▶ Work instructions: Reproduce the lines below exactly, from the one containing "Write a web" through the one containing "const yAxisTitle = 'u.a';", both included. Leave out any pictures.

▶ Charts and diagrams as code:
#####

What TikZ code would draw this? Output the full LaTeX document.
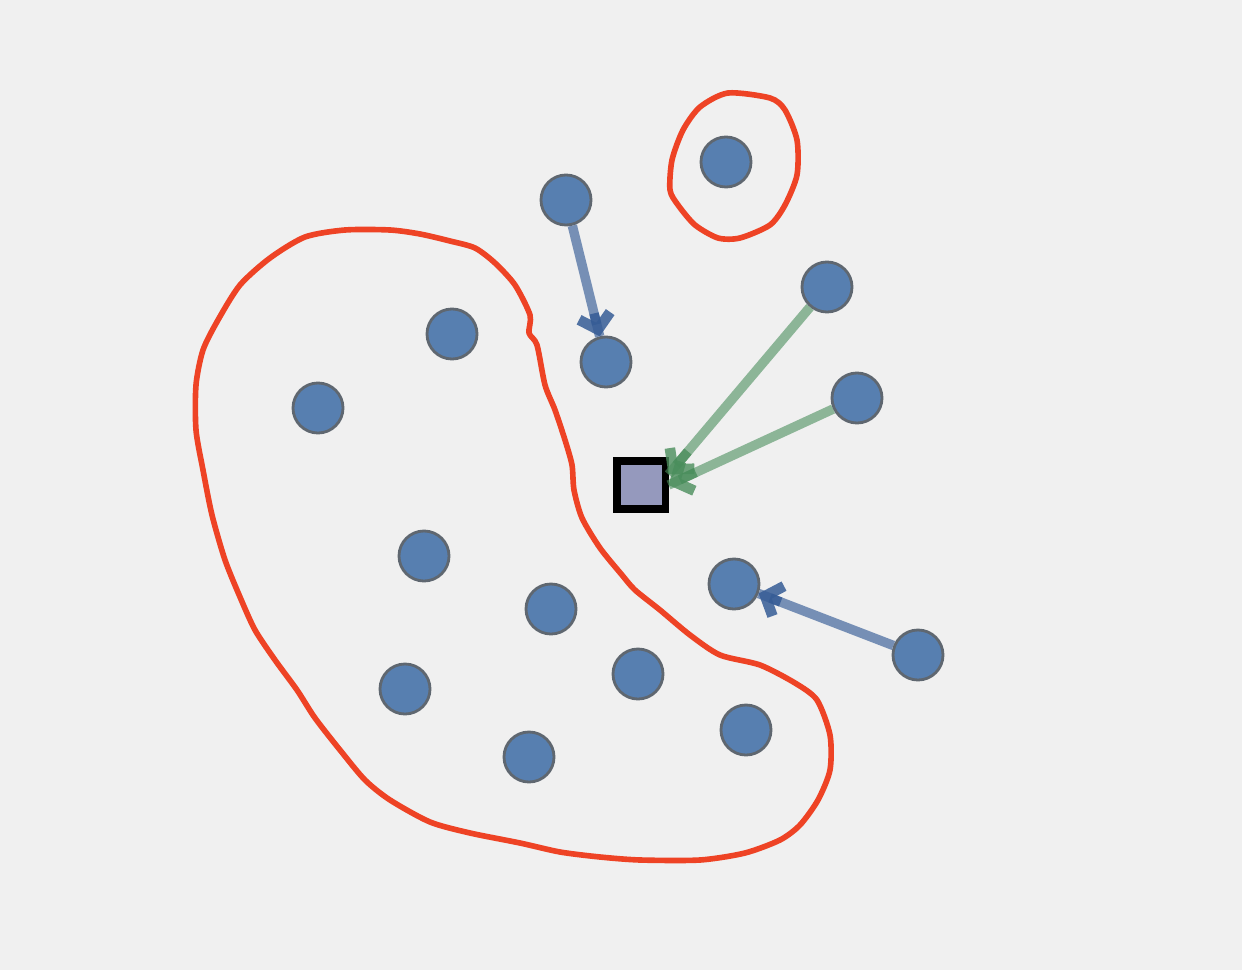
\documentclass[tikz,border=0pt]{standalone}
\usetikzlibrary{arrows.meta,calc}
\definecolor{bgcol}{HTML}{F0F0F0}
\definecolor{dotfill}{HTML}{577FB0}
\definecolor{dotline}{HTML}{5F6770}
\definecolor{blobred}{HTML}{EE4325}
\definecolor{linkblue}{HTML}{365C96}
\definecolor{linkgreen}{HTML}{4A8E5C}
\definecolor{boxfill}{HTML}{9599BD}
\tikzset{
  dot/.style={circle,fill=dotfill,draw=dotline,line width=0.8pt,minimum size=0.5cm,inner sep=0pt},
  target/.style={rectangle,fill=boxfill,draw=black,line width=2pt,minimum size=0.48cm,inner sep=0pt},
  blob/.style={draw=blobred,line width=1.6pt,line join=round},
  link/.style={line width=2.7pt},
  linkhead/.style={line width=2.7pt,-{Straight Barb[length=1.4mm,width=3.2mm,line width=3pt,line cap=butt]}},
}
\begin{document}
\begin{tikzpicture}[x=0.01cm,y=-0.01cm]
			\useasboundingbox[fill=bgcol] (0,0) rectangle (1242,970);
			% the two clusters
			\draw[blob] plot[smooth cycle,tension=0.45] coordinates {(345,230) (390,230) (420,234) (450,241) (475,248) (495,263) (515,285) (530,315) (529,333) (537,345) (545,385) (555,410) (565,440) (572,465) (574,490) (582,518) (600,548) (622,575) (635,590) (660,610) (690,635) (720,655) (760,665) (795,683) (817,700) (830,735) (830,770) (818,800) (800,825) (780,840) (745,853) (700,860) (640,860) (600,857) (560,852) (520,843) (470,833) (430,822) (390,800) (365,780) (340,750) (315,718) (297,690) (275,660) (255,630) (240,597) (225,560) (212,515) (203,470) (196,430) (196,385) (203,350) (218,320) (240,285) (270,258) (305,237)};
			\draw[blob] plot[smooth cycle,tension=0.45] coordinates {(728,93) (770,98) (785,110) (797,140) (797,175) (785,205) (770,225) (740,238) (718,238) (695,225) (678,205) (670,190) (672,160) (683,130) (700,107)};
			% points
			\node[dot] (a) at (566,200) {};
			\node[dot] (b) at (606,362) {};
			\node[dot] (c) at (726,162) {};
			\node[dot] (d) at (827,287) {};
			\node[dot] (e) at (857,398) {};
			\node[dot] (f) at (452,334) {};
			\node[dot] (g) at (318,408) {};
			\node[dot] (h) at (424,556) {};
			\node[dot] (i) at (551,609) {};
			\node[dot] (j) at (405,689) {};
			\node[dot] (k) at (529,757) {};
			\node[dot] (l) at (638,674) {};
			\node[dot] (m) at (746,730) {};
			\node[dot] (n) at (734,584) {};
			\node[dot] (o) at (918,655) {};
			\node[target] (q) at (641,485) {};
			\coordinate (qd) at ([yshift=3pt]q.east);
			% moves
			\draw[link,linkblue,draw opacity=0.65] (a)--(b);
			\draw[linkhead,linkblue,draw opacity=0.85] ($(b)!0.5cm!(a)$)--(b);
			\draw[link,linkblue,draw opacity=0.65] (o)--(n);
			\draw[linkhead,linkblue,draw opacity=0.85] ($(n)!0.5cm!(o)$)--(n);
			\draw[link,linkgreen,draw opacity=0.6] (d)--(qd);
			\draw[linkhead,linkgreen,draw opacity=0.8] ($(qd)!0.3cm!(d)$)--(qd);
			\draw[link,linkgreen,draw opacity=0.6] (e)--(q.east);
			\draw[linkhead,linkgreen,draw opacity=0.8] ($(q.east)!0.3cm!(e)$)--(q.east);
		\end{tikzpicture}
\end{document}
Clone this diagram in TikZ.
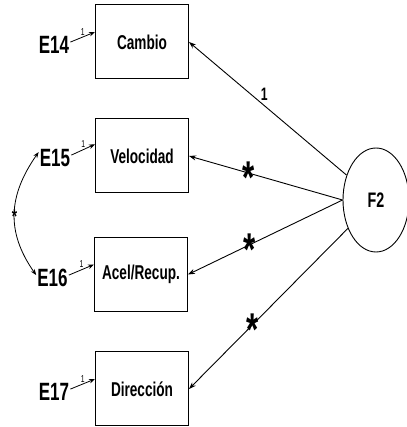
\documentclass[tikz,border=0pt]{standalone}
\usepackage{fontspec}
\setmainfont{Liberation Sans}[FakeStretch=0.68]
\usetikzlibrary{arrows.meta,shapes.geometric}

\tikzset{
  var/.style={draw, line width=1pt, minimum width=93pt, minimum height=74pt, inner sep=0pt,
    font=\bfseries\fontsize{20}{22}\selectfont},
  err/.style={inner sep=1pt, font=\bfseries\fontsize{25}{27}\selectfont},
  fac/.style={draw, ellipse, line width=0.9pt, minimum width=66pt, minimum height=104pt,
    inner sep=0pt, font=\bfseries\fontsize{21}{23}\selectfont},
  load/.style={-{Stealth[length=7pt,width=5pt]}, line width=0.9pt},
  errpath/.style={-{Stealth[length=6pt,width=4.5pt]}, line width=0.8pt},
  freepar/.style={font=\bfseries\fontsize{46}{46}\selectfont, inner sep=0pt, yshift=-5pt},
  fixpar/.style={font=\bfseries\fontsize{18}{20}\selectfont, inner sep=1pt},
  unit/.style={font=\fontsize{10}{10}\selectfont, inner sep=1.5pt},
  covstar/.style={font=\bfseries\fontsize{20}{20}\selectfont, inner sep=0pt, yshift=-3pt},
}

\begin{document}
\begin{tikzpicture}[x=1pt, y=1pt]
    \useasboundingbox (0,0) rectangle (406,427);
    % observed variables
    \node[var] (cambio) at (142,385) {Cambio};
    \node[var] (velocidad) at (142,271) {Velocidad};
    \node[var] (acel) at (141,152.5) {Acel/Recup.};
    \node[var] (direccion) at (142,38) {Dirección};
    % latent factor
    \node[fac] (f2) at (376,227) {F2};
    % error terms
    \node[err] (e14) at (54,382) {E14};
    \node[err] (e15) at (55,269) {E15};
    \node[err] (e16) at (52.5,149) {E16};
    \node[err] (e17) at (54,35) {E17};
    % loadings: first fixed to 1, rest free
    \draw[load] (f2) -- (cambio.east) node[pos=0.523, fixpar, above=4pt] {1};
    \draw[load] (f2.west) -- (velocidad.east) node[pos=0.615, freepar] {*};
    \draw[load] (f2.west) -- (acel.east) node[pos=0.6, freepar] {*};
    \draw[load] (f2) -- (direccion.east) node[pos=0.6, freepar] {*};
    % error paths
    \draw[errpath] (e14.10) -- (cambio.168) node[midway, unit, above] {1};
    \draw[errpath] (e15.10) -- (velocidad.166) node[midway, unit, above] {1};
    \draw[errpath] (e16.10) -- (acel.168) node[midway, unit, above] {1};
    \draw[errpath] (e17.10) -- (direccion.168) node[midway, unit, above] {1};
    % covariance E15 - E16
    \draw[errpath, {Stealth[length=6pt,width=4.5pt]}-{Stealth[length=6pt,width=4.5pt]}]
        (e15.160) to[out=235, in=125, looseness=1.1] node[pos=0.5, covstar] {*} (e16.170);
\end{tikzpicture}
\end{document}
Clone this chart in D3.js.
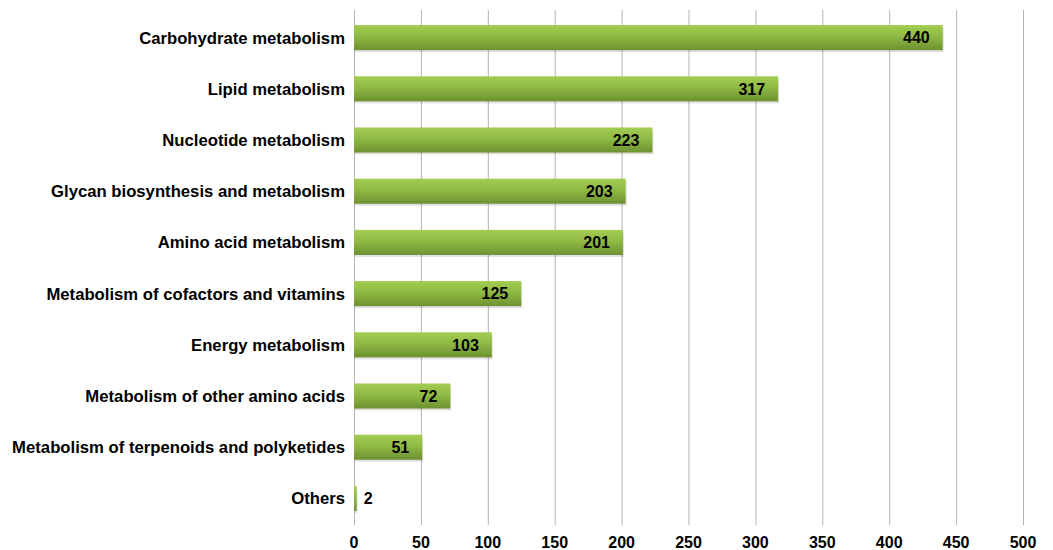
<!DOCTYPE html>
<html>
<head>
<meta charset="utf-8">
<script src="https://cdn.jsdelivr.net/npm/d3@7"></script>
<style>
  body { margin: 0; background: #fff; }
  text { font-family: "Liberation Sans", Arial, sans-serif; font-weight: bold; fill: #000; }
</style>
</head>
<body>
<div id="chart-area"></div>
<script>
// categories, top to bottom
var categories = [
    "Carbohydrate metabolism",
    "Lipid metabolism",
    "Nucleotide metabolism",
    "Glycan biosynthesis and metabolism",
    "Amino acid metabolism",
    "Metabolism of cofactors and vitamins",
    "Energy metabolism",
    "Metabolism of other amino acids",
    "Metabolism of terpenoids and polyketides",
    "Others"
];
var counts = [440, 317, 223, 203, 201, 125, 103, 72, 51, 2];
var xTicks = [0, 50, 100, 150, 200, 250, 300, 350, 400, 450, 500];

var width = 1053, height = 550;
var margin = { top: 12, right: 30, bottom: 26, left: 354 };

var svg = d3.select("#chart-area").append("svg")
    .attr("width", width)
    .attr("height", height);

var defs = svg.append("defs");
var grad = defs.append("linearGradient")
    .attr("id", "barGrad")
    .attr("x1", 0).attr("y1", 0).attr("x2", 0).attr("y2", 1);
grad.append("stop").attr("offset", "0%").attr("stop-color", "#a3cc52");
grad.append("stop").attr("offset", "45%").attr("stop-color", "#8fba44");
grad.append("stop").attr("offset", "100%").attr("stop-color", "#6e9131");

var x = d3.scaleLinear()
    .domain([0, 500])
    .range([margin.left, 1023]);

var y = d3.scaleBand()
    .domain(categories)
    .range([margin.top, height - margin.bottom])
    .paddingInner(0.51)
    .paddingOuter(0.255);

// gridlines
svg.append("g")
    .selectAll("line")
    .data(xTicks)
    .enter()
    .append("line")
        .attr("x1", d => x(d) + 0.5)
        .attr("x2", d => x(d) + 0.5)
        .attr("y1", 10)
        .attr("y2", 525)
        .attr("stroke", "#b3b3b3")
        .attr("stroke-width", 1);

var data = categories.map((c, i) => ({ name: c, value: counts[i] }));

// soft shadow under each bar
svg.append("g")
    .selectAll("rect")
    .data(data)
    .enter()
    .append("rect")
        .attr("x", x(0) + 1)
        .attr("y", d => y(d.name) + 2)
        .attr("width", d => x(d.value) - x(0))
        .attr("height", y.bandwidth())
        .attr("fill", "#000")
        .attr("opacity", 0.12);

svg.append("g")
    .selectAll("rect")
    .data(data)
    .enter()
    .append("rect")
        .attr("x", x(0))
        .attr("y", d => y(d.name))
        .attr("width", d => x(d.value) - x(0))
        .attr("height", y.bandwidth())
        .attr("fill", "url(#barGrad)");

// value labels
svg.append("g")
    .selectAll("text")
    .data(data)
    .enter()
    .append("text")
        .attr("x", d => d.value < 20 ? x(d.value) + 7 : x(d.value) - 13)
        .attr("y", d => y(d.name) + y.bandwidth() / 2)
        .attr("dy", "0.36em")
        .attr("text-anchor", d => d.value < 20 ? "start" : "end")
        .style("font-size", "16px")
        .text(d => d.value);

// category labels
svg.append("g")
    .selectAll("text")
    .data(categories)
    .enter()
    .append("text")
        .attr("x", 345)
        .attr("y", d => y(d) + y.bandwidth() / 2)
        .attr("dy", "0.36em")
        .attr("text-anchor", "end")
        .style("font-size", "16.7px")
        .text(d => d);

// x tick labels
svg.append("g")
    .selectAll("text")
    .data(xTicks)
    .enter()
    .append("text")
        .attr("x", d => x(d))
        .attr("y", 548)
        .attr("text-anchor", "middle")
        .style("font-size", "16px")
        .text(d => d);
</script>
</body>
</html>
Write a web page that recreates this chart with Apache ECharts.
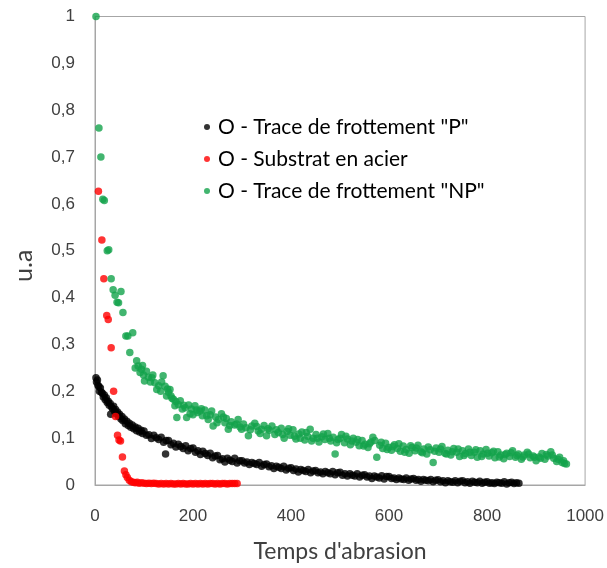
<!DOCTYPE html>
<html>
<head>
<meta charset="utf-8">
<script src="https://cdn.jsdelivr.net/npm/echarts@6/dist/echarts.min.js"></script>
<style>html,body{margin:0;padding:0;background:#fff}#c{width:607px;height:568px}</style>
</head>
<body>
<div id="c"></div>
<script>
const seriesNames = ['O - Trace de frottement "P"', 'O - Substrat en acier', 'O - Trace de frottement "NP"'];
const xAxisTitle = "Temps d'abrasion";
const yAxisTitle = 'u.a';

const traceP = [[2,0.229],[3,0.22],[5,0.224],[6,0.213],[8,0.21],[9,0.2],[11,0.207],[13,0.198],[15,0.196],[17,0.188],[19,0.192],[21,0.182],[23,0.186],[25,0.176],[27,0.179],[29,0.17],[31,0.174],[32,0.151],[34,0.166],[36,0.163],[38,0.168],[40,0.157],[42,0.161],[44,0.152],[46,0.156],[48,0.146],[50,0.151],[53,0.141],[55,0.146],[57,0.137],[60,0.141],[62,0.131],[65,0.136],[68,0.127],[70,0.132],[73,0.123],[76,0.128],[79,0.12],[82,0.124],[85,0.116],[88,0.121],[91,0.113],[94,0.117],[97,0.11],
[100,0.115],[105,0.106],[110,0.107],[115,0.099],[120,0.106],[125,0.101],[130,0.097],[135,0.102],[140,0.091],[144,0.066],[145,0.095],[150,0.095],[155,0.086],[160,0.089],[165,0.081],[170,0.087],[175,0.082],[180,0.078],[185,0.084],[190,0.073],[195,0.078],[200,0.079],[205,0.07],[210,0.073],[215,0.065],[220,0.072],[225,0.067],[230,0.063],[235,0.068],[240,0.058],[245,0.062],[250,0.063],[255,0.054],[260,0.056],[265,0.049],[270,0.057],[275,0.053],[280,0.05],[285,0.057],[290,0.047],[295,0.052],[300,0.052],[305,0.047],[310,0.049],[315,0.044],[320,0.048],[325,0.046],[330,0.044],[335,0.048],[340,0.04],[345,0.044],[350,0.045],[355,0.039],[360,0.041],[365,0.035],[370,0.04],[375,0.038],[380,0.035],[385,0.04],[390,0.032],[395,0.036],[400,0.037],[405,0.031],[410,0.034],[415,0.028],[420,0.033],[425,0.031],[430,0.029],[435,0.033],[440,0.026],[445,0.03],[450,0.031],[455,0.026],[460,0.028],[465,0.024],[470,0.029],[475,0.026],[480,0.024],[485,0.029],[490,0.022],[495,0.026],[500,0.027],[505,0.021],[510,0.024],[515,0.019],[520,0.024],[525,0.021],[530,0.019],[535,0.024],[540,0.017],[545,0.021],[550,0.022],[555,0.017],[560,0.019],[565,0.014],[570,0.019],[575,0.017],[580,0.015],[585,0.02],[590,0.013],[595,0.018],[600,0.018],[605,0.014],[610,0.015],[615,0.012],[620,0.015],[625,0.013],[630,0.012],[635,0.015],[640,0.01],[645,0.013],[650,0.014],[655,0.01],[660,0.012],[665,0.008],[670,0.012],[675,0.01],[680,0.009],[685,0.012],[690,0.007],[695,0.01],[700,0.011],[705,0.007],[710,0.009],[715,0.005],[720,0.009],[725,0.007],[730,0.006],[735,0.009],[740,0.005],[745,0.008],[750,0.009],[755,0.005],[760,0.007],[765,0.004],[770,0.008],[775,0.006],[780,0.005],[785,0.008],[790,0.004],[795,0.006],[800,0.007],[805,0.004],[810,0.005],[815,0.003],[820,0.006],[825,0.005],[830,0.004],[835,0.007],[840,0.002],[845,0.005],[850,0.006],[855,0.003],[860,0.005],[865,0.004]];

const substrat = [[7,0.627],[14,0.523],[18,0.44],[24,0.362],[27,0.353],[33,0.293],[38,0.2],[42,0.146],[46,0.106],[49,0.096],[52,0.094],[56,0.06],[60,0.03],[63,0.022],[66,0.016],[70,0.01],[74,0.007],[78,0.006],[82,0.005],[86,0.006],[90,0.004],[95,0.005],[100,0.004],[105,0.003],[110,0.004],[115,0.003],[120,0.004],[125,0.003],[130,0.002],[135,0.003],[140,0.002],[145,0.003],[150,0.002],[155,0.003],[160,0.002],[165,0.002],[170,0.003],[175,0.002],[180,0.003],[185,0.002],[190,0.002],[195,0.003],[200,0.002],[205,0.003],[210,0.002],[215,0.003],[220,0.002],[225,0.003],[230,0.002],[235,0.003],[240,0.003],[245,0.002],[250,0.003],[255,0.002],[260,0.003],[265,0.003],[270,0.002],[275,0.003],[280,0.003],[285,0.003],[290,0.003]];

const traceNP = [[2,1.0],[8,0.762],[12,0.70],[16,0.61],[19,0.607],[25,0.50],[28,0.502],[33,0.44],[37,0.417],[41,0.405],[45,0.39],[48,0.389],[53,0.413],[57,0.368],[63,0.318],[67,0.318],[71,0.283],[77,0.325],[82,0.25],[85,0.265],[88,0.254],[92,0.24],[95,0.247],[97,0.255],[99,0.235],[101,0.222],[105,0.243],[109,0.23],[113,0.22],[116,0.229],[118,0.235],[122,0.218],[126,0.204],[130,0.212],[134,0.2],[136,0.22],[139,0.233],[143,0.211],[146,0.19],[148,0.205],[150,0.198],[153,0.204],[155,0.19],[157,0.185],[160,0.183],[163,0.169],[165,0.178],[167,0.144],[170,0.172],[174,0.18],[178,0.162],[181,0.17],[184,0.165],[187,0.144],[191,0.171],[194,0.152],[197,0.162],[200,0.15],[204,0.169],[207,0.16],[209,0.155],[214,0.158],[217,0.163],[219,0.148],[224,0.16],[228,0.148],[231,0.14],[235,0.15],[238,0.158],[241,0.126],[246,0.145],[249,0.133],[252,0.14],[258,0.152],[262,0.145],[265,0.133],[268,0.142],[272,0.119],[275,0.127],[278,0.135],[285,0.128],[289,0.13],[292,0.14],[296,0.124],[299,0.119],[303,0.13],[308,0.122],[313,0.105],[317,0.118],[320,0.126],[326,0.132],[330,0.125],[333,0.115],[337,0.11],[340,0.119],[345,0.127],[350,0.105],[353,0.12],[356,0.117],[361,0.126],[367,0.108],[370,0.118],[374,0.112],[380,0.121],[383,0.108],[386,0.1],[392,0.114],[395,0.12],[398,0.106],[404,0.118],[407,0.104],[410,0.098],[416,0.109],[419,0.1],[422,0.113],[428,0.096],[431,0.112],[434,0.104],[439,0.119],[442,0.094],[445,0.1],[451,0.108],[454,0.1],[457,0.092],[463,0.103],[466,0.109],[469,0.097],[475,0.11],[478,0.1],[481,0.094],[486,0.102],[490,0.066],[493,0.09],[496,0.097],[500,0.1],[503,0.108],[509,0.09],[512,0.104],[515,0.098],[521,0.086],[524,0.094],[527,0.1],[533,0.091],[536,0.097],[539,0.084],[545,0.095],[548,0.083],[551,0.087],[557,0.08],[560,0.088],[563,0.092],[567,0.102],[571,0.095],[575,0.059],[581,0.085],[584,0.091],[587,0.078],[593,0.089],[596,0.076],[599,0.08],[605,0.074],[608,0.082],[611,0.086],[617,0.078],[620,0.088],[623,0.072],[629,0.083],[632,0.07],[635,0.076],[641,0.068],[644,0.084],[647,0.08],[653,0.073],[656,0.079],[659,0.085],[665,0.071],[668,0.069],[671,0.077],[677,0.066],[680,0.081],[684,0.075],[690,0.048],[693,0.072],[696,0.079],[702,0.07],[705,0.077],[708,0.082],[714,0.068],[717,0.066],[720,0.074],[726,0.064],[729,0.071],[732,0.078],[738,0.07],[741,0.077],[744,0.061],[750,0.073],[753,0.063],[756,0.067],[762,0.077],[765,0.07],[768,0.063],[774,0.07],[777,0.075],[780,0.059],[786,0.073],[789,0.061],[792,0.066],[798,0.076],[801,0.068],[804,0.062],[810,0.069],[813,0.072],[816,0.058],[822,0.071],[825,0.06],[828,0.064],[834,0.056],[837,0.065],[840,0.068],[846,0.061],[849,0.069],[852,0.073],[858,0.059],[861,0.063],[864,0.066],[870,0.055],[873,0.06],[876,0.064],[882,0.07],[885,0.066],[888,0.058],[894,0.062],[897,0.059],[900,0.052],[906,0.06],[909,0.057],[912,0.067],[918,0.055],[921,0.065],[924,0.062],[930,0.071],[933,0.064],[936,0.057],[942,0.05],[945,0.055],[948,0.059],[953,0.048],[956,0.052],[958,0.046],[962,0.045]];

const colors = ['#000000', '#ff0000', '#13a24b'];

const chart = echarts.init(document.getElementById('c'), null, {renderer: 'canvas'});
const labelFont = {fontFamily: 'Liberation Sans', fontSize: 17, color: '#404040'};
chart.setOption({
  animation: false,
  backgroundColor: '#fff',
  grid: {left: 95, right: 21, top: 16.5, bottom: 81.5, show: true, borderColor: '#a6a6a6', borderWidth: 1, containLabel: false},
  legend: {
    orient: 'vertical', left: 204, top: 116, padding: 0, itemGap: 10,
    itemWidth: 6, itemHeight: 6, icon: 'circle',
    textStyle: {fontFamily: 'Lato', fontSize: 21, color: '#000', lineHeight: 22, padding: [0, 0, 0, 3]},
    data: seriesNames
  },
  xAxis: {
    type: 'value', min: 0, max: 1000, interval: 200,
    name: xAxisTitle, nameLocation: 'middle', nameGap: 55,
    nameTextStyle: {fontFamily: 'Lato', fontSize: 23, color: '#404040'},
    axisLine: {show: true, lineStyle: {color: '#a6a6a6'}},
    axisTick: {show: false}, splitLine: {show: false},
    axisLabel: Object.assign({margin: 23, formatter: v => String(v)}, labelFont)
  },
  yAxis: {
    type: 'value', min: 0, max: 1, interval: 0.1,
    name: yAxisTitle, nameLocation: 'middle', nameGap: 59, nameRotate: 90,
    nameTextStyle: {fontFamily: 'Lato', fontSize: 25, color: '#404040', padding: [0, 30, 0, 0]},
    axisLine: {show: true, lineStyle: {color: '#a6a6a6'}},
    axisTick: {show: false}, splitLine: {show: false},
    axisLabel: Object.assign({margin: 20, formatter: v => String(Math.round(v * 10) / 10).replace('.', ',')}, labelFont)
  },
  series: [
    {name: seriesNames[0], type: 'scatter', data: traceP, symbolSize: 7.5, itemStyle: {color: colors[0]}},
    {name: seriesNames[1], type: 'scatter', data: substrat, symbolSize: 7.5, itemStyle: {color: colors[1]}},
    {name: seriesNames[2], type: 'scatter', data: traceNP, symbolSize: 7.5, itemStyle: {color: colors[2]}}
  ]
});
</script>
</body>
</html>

#####

▶ The response:
Write a web page that recreates this chart with Apache ECharts.
<!DOCTYPE html>
<html>
<head>
<meta charset="utf-8">
<script src="https://cdn.jsdelivr.net/npm/echarts@6/dist/echarts.min.js"></script>
<style>html,body{margin:0;padding:0;background:#fff}#c{width:607px;height:568px}</style>
</head>
<body>
<div id="c"></div>
<script>
const seriesNames = ['O - Trace de frottement "P"', 'O - Substrat en acier', 'O - Trace de frottement "NP"'];
const xAxisTitle = "Temps d'abrasion";
const yAxisTitle = 'u.a';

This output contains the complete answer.